The Release
It was Christmas Eve of 1903. I had helped to decorate the chapel with evergreens, which is the only way in which the greatest festival of the church’s year is kept in prison. There is no rejoicing allowed prisoners; no festival meal of roast beef and plum pudding, only the usual prison diet; and the sad memories of happier days are emphasized by our bare cells with their maximum of cleanliness and minimum of comfort. But to me it was the last Christmas in that “house of sorrow,” and my heart felt the dawning of a brighter day. Only four weeks more and I would have passed out of its grim gates forever! How I counted those days, and yet how I shrank from going once more into the world that had been so cruel, so hostile, so unmerciful, in spite of the fact that there was no proof that I was the guilty woman they assumed me to be! But kind friends and loving hearts were waiting to greet me, to give me refuge and comfort.
On Saturday, the 23d of January, my mother visited me at Aylesbury Prison for the last time. How many weary and sad hours we had passed in that visiting-room! Our hearts were too full for much conversation, and it was with broken voices that we discussed the arrangements made for my departure on the following Monday.
The last Sunday I spent in prison I felt like one in a dream. I could not realize that to-morrow, the glad to-morrow, would bring with it freedom and life. In the evening I was sent for to say “Good-by” to the governor. Besides the chief matron and the one who was to be my escort to Truro, no one was aware of the day or hour of my departure from Aylesbury. Not a word had been said to the other prisoners. I should like to have said farewell to them, also to the officers whom I had known for fourteen years (for several had come with us from Woking Prison); but I thought it best to pass into my new life as quietly as possible. At my earnest request the Home Office consented to allow my place of destination to be kept a secret. I felt that I should derive more benefit from the change of my new environment and association with others, if my identity and place of retreat were not known to the public.
Copyright by the London Stereoscopic Co.
RIGHT HON. A. AKERS DOUGLAS, M.P.,
British Home Secretary at time of Mrs. Maybrick’s release.

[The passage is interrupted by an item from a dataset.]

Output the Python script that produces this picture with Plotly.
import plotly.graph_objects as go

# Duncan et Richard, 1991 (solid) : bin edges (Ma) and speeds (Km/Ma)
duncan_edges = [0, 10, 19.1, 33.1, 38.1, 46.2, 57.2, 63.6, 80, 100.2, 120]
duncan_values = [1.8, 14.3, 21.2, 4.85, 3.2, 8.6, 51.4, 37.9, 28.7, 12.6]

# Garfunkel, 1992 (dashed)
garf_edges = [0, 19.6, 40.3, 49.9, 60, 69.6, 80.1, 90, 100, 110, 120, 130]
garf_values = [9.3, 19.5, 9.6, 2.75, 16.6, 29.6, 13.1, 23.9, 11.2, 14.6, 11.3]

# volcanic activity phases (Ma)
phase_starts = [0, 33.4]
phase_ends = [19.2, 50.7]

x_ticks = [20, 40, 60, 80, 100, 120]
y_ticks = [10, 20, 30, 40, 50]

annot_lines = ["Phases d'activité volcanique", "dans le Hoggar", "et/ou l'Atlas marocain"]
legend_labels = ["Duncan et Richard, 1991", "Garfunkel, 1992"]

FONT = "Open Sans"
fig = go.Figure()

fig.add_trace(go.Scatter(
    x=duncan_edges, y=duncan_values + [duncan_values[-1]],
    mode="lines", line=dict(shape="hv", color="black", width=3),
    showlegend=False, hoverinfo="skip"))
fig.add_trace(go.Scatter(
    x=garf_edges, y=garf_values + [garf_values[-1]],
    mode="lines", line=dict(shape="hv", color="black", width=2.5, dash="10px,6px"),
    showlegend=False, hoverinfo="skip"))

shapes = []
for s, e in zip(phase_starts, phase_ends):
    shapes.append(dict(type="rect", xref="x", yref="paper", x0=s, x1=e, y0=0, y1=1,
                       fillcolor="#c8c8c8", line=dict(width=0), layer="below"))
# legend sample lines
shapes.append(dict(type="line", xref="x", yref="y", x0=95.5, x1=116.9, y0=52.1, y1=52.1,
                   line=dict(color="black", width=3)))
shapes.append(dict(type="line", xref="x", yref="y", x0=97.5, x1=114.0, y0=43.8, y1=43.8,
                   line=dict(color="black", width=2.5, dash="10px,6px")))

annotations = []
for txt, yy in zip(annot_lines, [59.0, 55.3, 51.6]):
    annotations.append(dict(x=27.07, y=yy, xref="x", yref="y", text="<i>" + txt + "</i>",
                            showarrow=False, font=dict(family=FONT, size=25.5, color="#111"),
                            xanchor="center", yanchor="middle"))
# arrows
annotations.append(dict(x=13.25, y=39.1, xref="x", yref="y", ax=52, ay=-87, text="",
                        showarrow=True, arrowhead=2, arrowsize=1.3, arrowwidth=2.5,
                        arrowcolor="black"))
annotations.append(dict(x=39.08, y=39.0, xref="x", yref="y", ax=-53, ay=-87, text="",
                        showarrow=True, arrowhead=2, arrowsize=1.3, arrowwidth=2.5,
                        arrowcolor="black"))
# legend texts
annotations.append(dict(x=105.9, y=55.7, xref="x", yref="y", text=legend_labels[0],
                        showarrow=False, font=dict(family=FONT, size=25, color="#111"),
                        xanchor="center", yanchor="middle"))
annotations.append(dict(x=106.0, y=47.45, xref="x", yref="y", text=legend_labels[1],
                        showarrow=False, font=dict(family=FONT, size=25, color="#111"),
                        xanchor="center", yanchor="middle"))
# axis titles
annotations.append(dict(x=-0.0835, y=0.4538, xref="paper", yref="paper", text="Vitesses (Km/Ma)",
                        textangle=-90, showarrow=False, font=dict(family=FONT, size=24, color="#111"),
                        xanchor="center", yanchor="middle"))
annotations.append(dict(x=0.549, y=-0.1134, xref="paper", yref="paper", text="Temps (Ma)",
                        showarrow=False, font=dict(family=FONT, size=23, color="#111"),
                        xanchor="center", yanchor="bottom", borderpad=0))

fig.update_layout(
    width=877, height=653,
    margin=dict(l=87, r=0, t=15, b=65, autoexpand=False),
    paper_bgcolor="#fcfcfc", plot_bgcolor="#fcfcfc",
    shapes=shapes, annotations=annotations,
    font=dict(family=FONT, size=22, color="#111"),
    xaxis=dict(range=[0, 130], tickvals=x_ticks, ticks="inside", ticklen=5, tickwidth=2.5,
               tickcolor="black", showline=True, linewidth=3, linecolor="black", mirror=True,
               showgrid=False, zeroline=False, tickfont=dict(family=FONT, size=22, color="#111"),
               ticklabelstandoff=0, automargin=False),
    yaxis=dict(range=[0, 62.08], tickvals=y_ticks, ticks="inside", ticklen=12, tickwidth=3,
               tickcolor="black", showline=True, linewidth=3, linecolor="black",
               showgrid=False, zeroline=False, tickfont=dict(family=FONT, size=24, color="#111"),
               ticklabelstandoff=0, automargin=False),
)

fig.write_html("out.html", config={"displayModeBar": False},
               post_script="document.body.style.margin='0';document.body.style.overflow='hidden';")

On Monday, the 25th of January, I was awakened early, and after laying aside, for the last time, the garments of shame and disgrace, I was clothed once more in those that represent civilization and respectability. I descended to the court below, and, accompanied by the chief matron and my escort, passed silently through the great gates and out of the prison. At half-past six a cab drove quietly up, and the matron and I silently stepped in and were driven away to the Aylesbury Station. On our arrival in London we proceeded at once to Paddington Station. The noise and the crowds of people everywhere bewildered me.